Malgré une politique de promotion de la santé et de prévention tournée vers l’extérieur, les programmes de santé publique de base tels que la vaccination ont dû en réalité rivaliser pour obtenir des ressources limitées. L'objectif plus large de combattre les inégalités à l'origine de la vulnérabilité aux maladies n'a pas été rencontré. 

Les campagnes de vaccination des enfants après la Seconde Guerre mondiale ont balayé les inquiétudes concernant les épidémies. Après le succès évident de la lutte contre la polio menée par l'État, les vaccins ont permis de contenir de nombreuses maladies autrefois courantes, telles que la rougeole, les oreillons et la rubéole. Au moins pendant un certain temps.

Le déclin général de ces maladies a toutefois masqué des problèmes persistants dans notre approche de santé publique. À titre d’exemple, le vaccin contre la rougeole a été commercialisé au Canada à partir de 1963. Cela étant, l'accès à la vaccination et l'acceptation des parents ont été remis en question par des facteurs politiques, sociaux et économiques. Le financement public inadéquat des programmes de vaccination, l'absence de normes nationales pour les calendriers de vaccination des enfants, le manque de formation en vaccinologie des médecins, les préoccupations émises par les parents sur la base des critiques sociétales de la biomédecine, le déclin de la confiance à l’égard des experts et le manque d'éducation à la santé ont contribué à l'apparition périodique de maladies infectieuses comme la rougeole. La baisse des taux de vaccination représente désormais un défi important pour le contrôle de la Covid-19, dans l’hypothèse d’une offre de vaccins efficaces.

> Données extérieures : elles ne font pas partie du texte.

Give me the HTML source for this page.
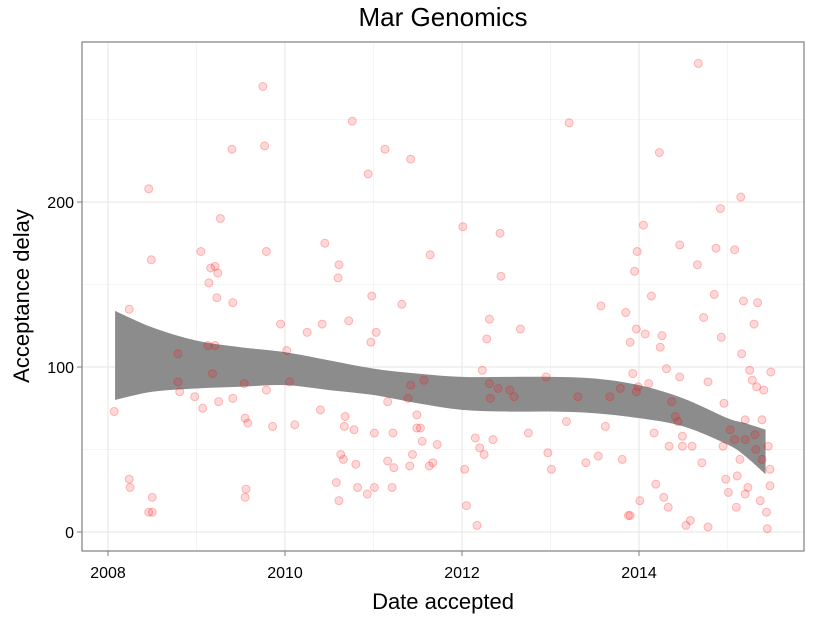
<!DOCTYPE html>
<html><head><meta charset="utf-8"><style>
html,body{margin:0;padding:0;background:#fff;}
svg{display:block;font-family:"Liberation Sans",sans-serif;}
</style></head><body>
<svg id="chart" width="825" height="618">
<rect x="0" y="0" width="825" height="618" fill="#fff"/>
<text x="443" y="26" text-anchor="middle" font-size="26" fill="#000">Mar Genomics</text>
<g id="grid"></g>
<g id="band"></g>
<g id="points"></g>
<rect x="82" y="42" width="722" height="509" fill="none" stroke="#7f7f7f" stroke-width="1.2"/>
<g id="axes"></g>
<text x="443" y="609" text-anchor="middle" font-size="22">Date accepted</text>
<text x="0" y="0" transform="translate(29,296) rotate(-90)" text-anchor="middle" font-size="22">Acceptance delay</text>
</svg>
<script>
const xTicks=[2008,2010,2012,2014];
const xMinor=[2009,2011,2013,2015];
const yTicks=[0,100,200];
const yMinor=[50,150,250];
const bandX=[2008.08,2008.5,2009,2009.5,2010,2010.5,2011,2011.5,2012,2012.5,2013,2013.5,2014,2014.5,2015,2015.2,2015.43];
const bandUpper=[134,124,116,112,109,104,99,96,94,94,94,93,89,81,69,66,62];
const bandLower=[80,85,87,88,89,86,83,78,74,73,73,72,69,64,53,46,35];
const ptYear=[2008.07,2008.24,2008.25,2008.24,2008.46,2008.49,2008.46,2008.5,2008.5,2008.79,2008.79,2008.81,2009.05,2009.07,2008.98,2009.14,2009.16,2009.21,2009.24,2009.23,2009.27,2009.13,2009.21,2009.25,2009.18,2009.4,2009.41,2009.41,2009.54,2009.55,2009.56,2009.55,2009.58,2009.75,2009.77,2009.79,2009.79,2009.86,2009.95,2010.02,2010.05,2010.11,2010.25,2010.4,2010.42,2010.45,2010.58,2010.61,2010.61,2010.6,2010.63,2010.66,2010.68,2010.67,2010.76,2010.72,2010.78,2010.8,2010.82,2010.93,2011.01,2010.94,2010.97,2010.98,2011.03,2011.01,2011.13,2011.16,2011.16,2011.22,2011.23,2011.21,2011.32,2011.39,2011.42,2011.41,2011.42,2011.44,2011.49,2011.49,2011.53,2011.55,2011.57,2011.63,2011.64,2011.67,2011.72,2012.01,2012.03,2012.05,2012.15,2012.17,2012.2,2012.23,2012.25,2012.28,2012.31,2012.31,2012.32,2012.35,2012.43,2012.44,2012.41,2012.54,2012.59,2012.66,2012.75,2012.95,2012.97,2013.01,2013.21,2013.18,2013.31,2013.4,2013.54,2013.57,2013.62,2013.67,2013.79,2013.81,2013.85,2013.88,2013.9,2013.9,2013.93,2013.95,2013.97,2013.98,2013.97,2013.99,2014.01,2014.05,2014.07,2014.11,2014.14,2014.17,2014.19,2014.23,2014.24,2014.26,2014.28,2014.31,2014.33,2014.34,2014.37,2014.41,2014.44,2014.46,2014.49,2014.46,2014.49,2014.53,2014.58,2014.6,2014.66,2014.67,2014.71,2014.73,2014.78,2014.78,2014.85,2014.87,2014.92,2014.93,2014.95,2014.96,2014.98,2015.01,2015.08,2015.11,2015.16,2015.1,2015.15,2015.18,2015.2,2015.2,2015.23,2015.25,2015.28,2015.3,2015.32,2015.33,2015.34,2015.37,2015.39,2015.39,2015.41,2015.44,2015.45,2015.46,2015.48,2015.49,2015.48,2015.08,2015.14,2015.03,2015.2,2015.31];
const ptDelay=[73,32,27,135,208,165,12,12,21,108,91,85,170,75,82,151,160,161,157,142,190,113,113,79,96,232,139,81,90,69,26,21,66,270,234,170,86,64,126,110,91,65,121,74,126,175,30,19,162,154,47,44,70,64,249,128,62,41,27,23,27,217,115,143,121,60,232,79,43,60,39,27,138,81,226,40,89,47,71,63,63,55,92,40,168,42,53,185,38,16,57,4,51,98,47,117,129,90,81,56,181,155,87,86,82,123,60,94,48,38,248,67,82,42,46,137,64,82,87,44,133,10,10,115,96,158,123,170,85,88,19,186,120,90,143,60,29,230,112,119,21,99,15,52,79,70,67,174,58,94,52,4,7,52,162,284,42,130,3,91,144,172,196,118,52,78,32,24,171,34,108,15,203,140,68,23,27,98,92,126,50,88,139,19,44,68,86,12,2,52,38,97,28,56,44,62,56,59];

const NS='http://www.w3.org/2000/svg';
function xS(v){return 108+(v-2008)*88.5;}
function yS(v){return 532-v*1.65;}
function mk(tag,attrs,parent){const e=document.createElementNS(NS,tag);for(const k in attrs)e.setAttribute(k,attrs[k]);parent.appendChild(e);return e;}
function spline(pts,start){
  let d=start?('M'+pts[0][0]+','+pts[0][1]):('L'+pts[0][0]+','+pts[0][1]);
  for(let i=0;i<pts.length-1;i++){
    const p0=pts[Math.max(i-1,0)],p1=pts[i],p2=pts[i+1],p3=pts[Math.min(i+2,pts.length-1)];
    const c1=[p1[0]+(p2[0]-p0[0])/6,p1[1]+(p2[1]-p0[1])/6];
    const c2=[p2[0]-(p3[0]-p1[0])/6,p2[1]-(p3[1]-p1[1])/6];
    d+='C'+c1[0]+','+c1[1]+' '+c2[0]+','+c2[1]+' '+p2[0]+','+p2[1];
  }
  return d;
}
const grid=document.getElementById('grid'),axes=document.getElementById('axes');
xMinor.forEach(v=>{const l=mk('line',{x1:xS(v),x2:xS(v),y1:42,y2:551,stroke:'#f2f2f2','stroke-width':0.8},grid);

});
yMinor.forEach(v=>{const l=mk('line',{x1:82,x2:804,y1:yS(v),y2:yS(v),stroke:'#f2f2f2','stroke-width':0.8},grid);

});
xTicks.forEach(v=>{const l=mk('line',{x1:xS(v),x2:xS(v),y1:42,y2:551,stroke:'#e5e5e5','stroke-width':1},grid);


const t=mk('line',{x1:xS(v),x2:xS(v),y1:551,y2:556,stroke:'#7f7f7f'},axes);


const tx=mk('text',{x:xS(v),y:578,'text-anchor':'middle','font-size':16,fill:'#000'},axes);tx.textContent=v;

});
yTicks.forEach(v=>{const l=mk('line',{x1:82,x2:804,y1:yS(v),y2:yS(v),stroke:'#e5e5e5','stroke-width':1},grid);


const t=mk('line',{x1:77,x2:82,y1:yS(v),y2:yS(v),stroke:'#7f7f7f'},axes);


const tx=mk('text',{x:74,y:yS(v)+6,'text-anchor':'end','font-size':16,fill:'#000'},axes);tx.textContent=v;

});
const up=bandX.map((v,i)=>[xS(v),yS(bandUpper[i])]);
const lo=bandX.map((v,i)=>[xS(v),yS(bandLower[i])]).reverse();
const d=spline(up,true)+spline(lo,false)+'Z';
const band=mk('path',{d:d,fill:'#8c8c8c'},document.getElementById('band'));


const pg=document.getElementById('points');
ptYear.forEach((v,i)=>{const c=mk('circle',{cx:xS(v),cy:yS(ptDelay[i]),r:4,fill:'rgba(255,0,0,0.15)',stroke:'rgba(255,0,0,0.25)','stroke-width':1},pg);

});
</script>
</body></html>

La résurgence des maladies virales depuis l'apparition du VIH/SIDA au début des années 1980 a révélé les failles de notre réflexion. Les maladies infectieuses et les pandémies ne sont pas un problème du passé. Le VIH/SIDA et le SRAS étaient tous deux des signes avant-coureurs de la nécessité d'accorder une plus grande attention au système de santé publique du Canada. Ces signes n'ont pas été pris suffisamment au sérieux. 

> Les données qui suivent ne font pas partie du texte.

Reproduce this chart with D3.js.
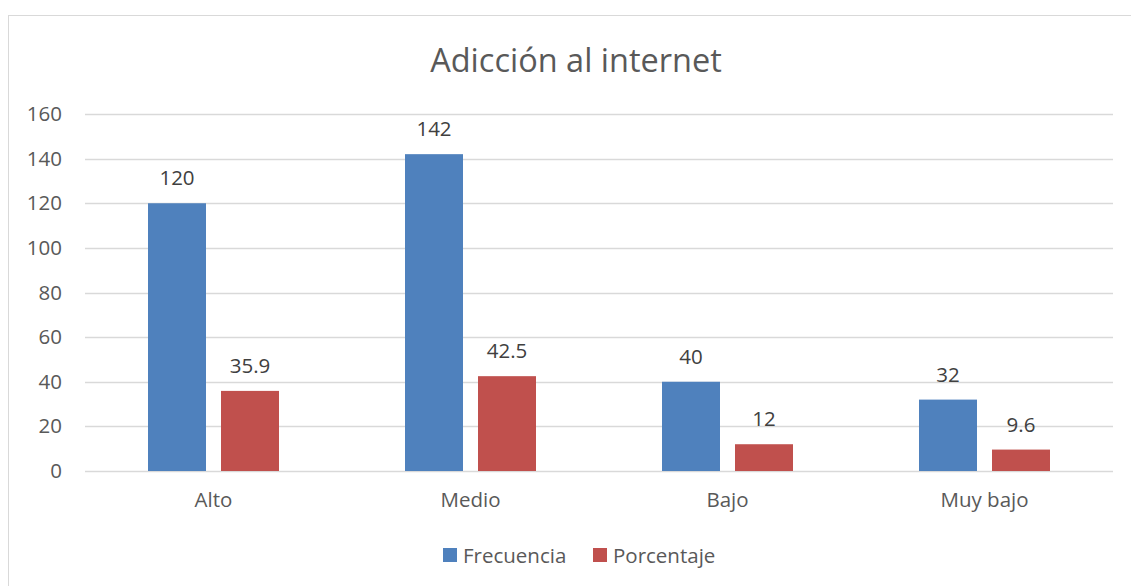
<!DOCTYPE html>
<html>
<head>
<meta charset="utf-8">
<script src="https://cdn.jsdelivr.net/npm/d3@7"></script>
<style>
  body { margin: 0; background: #fff; }
  text { font-family: "Open Sans", sans-serif; }
</style>
</head>
<body>
<div id="chart"></div>
<script>
// chart data
var categories = ["Alto", "Medio", "Bajo", "Muy bajo"];
var seriesNames = ["Frecuencia", "Porcentaje"];
var frecuencia = [120, 142, 40, 32];
var porcentaje = [35.9, 42.5, 12, 9.6];
var yTicks = [0, 20, 40, 60, 80, 100, 120, 140, 160];

var W = 1131, H = 586;
var margin = {top: 114, right: 18, bottom: 115, left: 85},
    width = W - margin.left - margin.right,
    height = H - margin.top - margin.bottom;

var svg = d3.select("#chart")
  .append("svg")
    .attr("width", W)
    .attr("height", H);

// outer chart frame (runs off the right and bottom)
svg.append("rect")
  .attr("x", 8.5).attr("y", 15.5)
  .attr("width", 1200).attr("height", 700)
  .attr("fill", "none")
  .attr("stroke", "#d9d9d9")
  .attr("stroke-width", 1);

svg.append("text")
  .attr("x", 576).attr("y", 72)
  .attr("text-anchor", "middle")
  .attr("font-size", 32.5)
  .attr("fill", "#595959")
  .text("Adicción al internet");

var g = svg.append("g")
  .attr("transform", "translate(" + margin.left + "," + margin.top + ")");

var data = categories.map(function(c, i) {
  return {group: c, values: [frecuencia[i], porcentaje[i]]};
});

var x = d3.scaleBand()
  .domain(categories)
  .range([0, width])
  .padding(0);

var y = d3.scaleLinear()
  .domain([0, 160])
  .range([height, 0]);

// gridlines
g.append("g")
  .selectAll("line")
  .data(yTicks)
  .enter().append("line")
    .attr("x1", 0).attr("x2", width)
    .attr("y1", function(d) { return Math.round(y(d)) + 0.5; })
    .attr("y2", function(d) { return Math.round(y(d)) + 0.5; })
    .attr("stroke", "#d9d9d9")
    .attr("stroke-width", 1.5);

// y axis labels
var yAxis = g.append("g")
  .call(d3.axisLeft(y).tickValues(yTicks).tickSize(0).tickPadding(23));
yAxis.select(".domain").remove();
yAxis.selectAll("text")
  .attr("font-size", 20.5)
  .attr("font-family", "Open Sans, sans-serif")
  .attr("fill", "#595959");

// x axis labels
var xAxis = g.append("g")
  .attr("transform", "translate(0," + height + ")")
  .call(d3.axisBottom(x).tickSize(0).tickPadding(21));
xAxis.select(".domain").remove();
xAxis.selectAll("text")
  .attr("font-size", 20.5)
  .attr("font-family", "Open Sans, sans-serif")
  .attr("fill", "#595959");

var xSub = d3.scaleBand()
  .domain([0, 1])
  .range([0, x.bandwidth()])
  .paddingInner(0.2055)
  .paddingOuter(0.863);

var color = d3.scaleOrdinal()
  .domain([0, 1])
  .range(["#4f81bd", "#c0504d"]);

var groups = g.append("g")
  .selectAll("g")
  .data(data)
  .enter().append("g")
    .attr("transform", function(d) { return "translate(" + x(d.group) + ",0)"; });

var cells = groups.selectAll("g")
  .data(function(d) { return d.values.map(function(v, k) { return {key: k, value: v}; }); })
  .enter().append("g");

cells.append("rect")
  .attr("x", function(d) { return xSub(d.key); })
  .attr("y", function(d) { return y(d.value); })
  .attr("width", xSub.bandwidth())
  .attr("height", function(d) { return height - y(d.value); })
  .attr("fill", function(d) { return color(d.key); });

cells.append("text")
  .attr("x", function(d) { return xSub(d.key) + xSub.bandwidth() / 2; })
  .attr("y", function(d) { return y(d.value) - 18; })
  .attr("text-anchor", "middle")
  .attr("font-size", 20.5)
  .attr("fill", "#404040")
  .text(function(d) { return d.value; });

// legend
var legendX = [443, 593];
var legend = svg.append("g")
  .selectAll("g")
  .data(seriesNames)
  .enter().append("g")
    .attr("transform", function(d, i) { return "translate(" + legendX[i] + ",548)"; });
legend.append("rect")
  .attr("width", 14).attr("height", 14)
  .attr("fill", function(d, i) { return color(i); });
legend.append("text")
  .attr("x", 20).attr("y", 15)
  .attr("font-size", 20.5)
  .attr("fill", "#595959")
  .text(function(d) { return d; });
</script>
</body>
</html>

Il semble que nous soyons maintenant destinés à reproduire un vieux schéma de débats menés par la crise et d'améliorations limitées, suivies plus tard d'une réduction du soutien du gouvernement à la santé publique.

Pour parvenir à une approche de la santé publique plus efficace et pluridimensionnelle, le public et les décideurs politiques canadiens doivent envisager la prévention des maladies sur la base d'une responsabilité collective. Une réponse collective exige une augmentation soutenue et stable des investissements en santé publique, et une plus grande reconnaissance de son rôle indispensable dans la planification de notre nouvelle réalité sanitaire, ce que certains spécialistes des sciences sociales appellent une « syndémie », à savoir une situation dans laquelle les inégalités chroniques en matière de santé et les maladies infectieuses se combinent pour accroître considérablement nos vulnérabilités, tant au niveau individuel que sociétal. La COVID nous donne l'occasion de modifier notre système pour un avenir meilleur.

Cet article fut initialement publié dans le Globe and Mail le 29 octobre 2020.